Güneşin altında parlayan karlar, yeşil ormanlar, buz gibi ama temiz hava herşey çok güzeldi ama bana geyikler bu kızak çekme işinden pek hoşlanmıyorlar gibi geldiği için nedense bir süre sonra bende keyif alamaz oldum. Yüzyıllardır yük ve insan taşımalarına rağmen, fiziksel olarak olsa bile, ruhsal olarak bu işe uygun değiller gibiydi. Bir sonraki gün husky köpekleri ile çıktığımız safaride köpeklerin coşkusunu, heyecanını, bu işten aldıkları zevki gördükten sonra, bu kanım daha da pekişti.
Ren geyiğinin Bronz çağı ile Demir çağı arasında ehlileştirilmeye başlandığı biliniyor.
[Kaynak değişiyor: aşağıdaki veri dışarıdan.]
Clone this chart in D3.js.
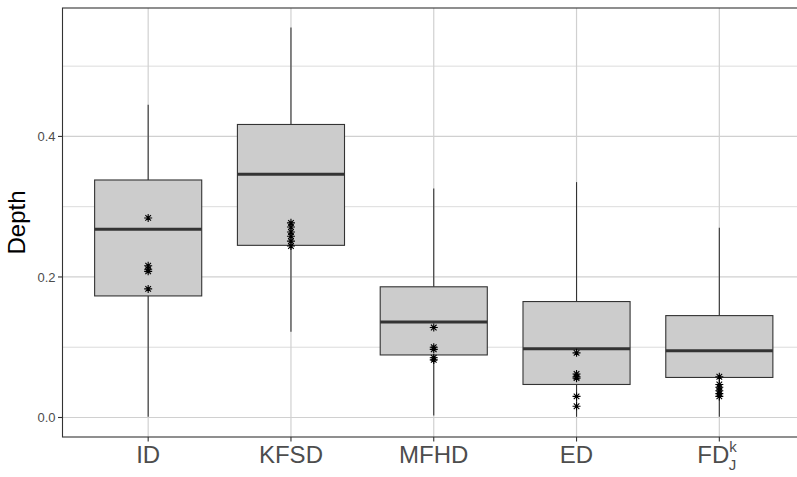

Ren geyiği sürüleri yüzyıllardır Kutup bölgelerinde yaşayan çeşitli halkların en önemli geçim kaynağı olmasına rağmen, bu hayvanlar yarı ehlileştirilmiş olarak kabul edilir. Sütlerinin sağılmasını ve yük taşımayı kabul etmelerine rağmen, esaret altında üreyemedikleri için serbestçe doğada yaşayarak, mevsimlere göre bir yerden bir yere göç ederler. Eskiden bu göçlere sürü sahipleride katılırken, şimdi özellikle Alaska’daki büyük sürü sahipleri, gökyüzündeki uydular yardımı ile sürülerinin hareketlerini takip edebiliyorlarmış.